WILMINGTON, Mass. – We now know that Bruins prospect Joe Colborne is intent on being more than just a top-performing center in the NHL someday.
With his actions prior to arriving for the club’s development camp, which started today with off-ice physical testing at Ristuccia Arena, Colborne established himself as a future leader that might one day where the captain’s ‘C’ on his sweater.
The 2010 edition of the Bruins’ development camp is Colborne’s third since he was selected 16th overall in the ’08 draft. He remembers how intimidating and uncomfortable it was to land in Boston two summers ago and not know anyone and not know what to expect. So he made sure that Boston’s ’10 draft picks would endure fewer of those feelings.
“I just wanted to be there and give them just a few words of encouragement and just say ‘if you have any questions, there’s someone who’s been through it before,’” Colborne explained today.
He secured phone numbers from assistant general manager Don Sweeney and then reached out via text and phone call to fellow prospects, including No. 2 overall pick Tyler Seguin.
“Just because when I came in, I didn’t know anyone,” Colborne continued, “and I just wanted them to have someone here that’ll answer the questions, even if they sound sort of stupid sometimes. They’re coming in, they have no idea what to expect and I’m someone who has been through it.”
Colborne has been through it and mastered it. He said that he came in at one pound more than his target weight (he’s 216), his strength testing has improved in every category and he ran a personal best in the 300-yard shuttle run in 57 seconds.
So Colborne, 20, is setting an example with his actions, as much as his phone calls and texts. You can count assistant general manager Don Sweeney among those impressed with Colborne’s decision to reach out to the club’s recent crop of draft picks.
“That’s music to all of our ears, to be honest with you. … I love that initiative on all our players,” said Sweeney. “He’s a great kid, but each and every one of these kids should understand that we hope that more (leaders) will emerge.”
Colborne produced 41 points (22 goals) in 39 games as a Denver sophomore last season, playing mostly on the wing. His six-game introduction to the pro ranks with Providence in AHL last spring featured him back at center and tallying two assists. Again, Colborne showed his maturity and burning desire to win by stressing that he’d be willing to even play goalie if the Bruins told him that’s how he’d reach the NHL. So needless to say, playing wing or center doesn’t matter to the 6-foot-5 phenom as long as he can work his way onto an NHL roster.

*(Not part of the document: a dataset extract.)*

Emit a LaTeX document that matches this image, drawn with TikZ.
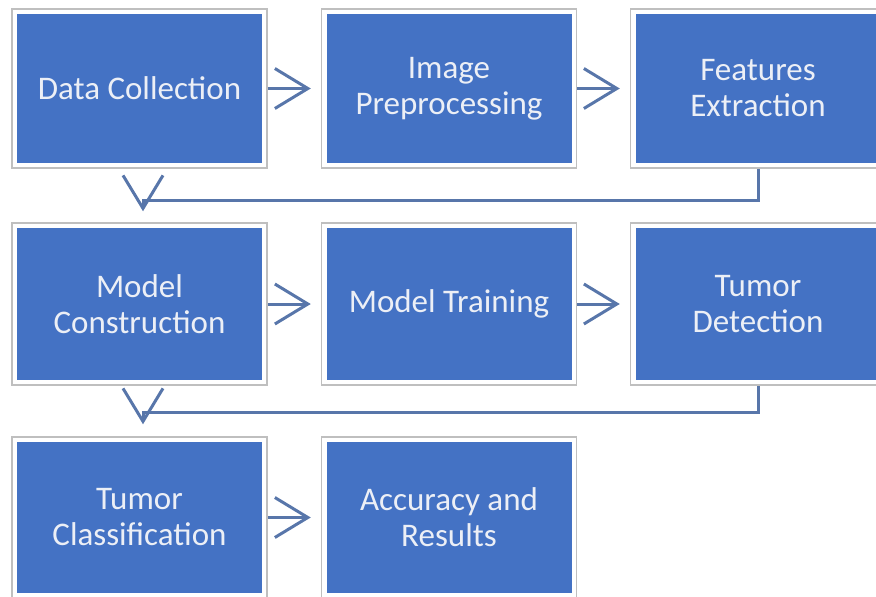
\documentclass[tikz,border=0pt]{standalone}
\usepackage{fontspec}
\setmainfont{Carlito}
\usetikzlibrary{arrows.meta}
\definecolor{boxblue}{RGB}{68,114,196}
\definecolor{framegrey}{RGB}{191,191,191}
\definecolor{arrowcol}{RGB}{88,118,170}
\definecolor{txtcol}{RGB}{236,239,246}
\begin{document}
\begin{tikzpicture}[x=1pt,y=-1pt,
  stepbox/.style={rectangle, draw=framegrey, line width=1.5pt, fill=white,
    minimum width=255pt, minimum height=#1, inner sep=0pt, align=center,
    text=txtcol, font=\fontsize{33}{36}\selectfont,
    path picture={\fill[boxblue] ([shift={(5pt,5pt)}]path picture bounding box.south west)
      rectangle ([shift={(-5pt,-5pt)}]path picture bounding box.north east);}},
  conn/.style={draw=arrowcol, line width=3pt,
    -{Straight Barb[length=33pt,width=40pt,line width=3pt]}}]
\useasboundingbox (0,0) rectangle (876,597);
% row 1
\node[stepbox=159pt] (dc) at (139.5,88.5) {Data Collection};
\node[stepbox=159pt] (ip) at (449,88.5) {Image\\Preprocessing};
\node[stepbox=159pt] (fe) at (758,88.5) {Features\\Extraction};
% row 2
\node[stepbox=162pt] (mc) at (139.5,304) {Model\\Construction};
\node[stepbox=162pt] (mt) at (449,304) {Model Training};
\node[stepbox=162pt] (td) at (758,304) {Tumor\\Detection};
% row 3
\node[stepbox=161pt] (tc) at (139.5,517.5) {Tumor\\Classification};
\node[stepbox=161pt] (ar) at (449,517.5) {Accuracy and\\Results};
% junctions
\coordinate (j1) at (143,200);
\coordinate (j2) at (143,412);
% connectors
\draw[conn, shorten >=10pt] (dc.east) -- (ip.west);
\draw[conn, shorten >=10pt] (ip.east) -- (fe.west);
\draw[conn, shorten >=11pt] (fe.south) |- (j1) -- (j1 |- mc.north);
\draw[conn, shorten >=10pt] (mc.east) -- (mt.west);
\draw[conn, shorten >=10pt] (mt.east) -- (td.west);
\draw[conn, shorten >=12pt] (td.south) |- (j2) -- (j2 |- tc.north);
\draw[conn, shorten >=10pt] (tc.east) -- (ar.west);
\end{tikzpicture}
\end{document}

If he accomplishes his offseason goals during this camp and over the rest of the summer, he might have a great chance to win a job come fall.
“Talking with (strength and conditioning coach John) Whitesides and with the guys, I really want to improve on my explosiveness. It showed in my vertical jump, which is something I’ve been working on, and I improved a few inches from last year,” said Colborne. “I’ve been doing a lot of explosive lifting with my trainer back home … but I also feel like the quickness is coming and I’m kind of getting more comfortable in my body and I’m starting to fill in this frame.”
Sweeney said he could tell Colborne has filled out. But the assistant GM stressed that there’s still tons of work for Colborne to do. It’s doubtful that Colborne will shy away from that work. And if he continues to be as concerned about others as he is his own career, he’ll not only be a fixture in Boston’s lineup for years to come, but one of the players the rest look to for guidance. That could be as important as Colborne’s point and goal totals.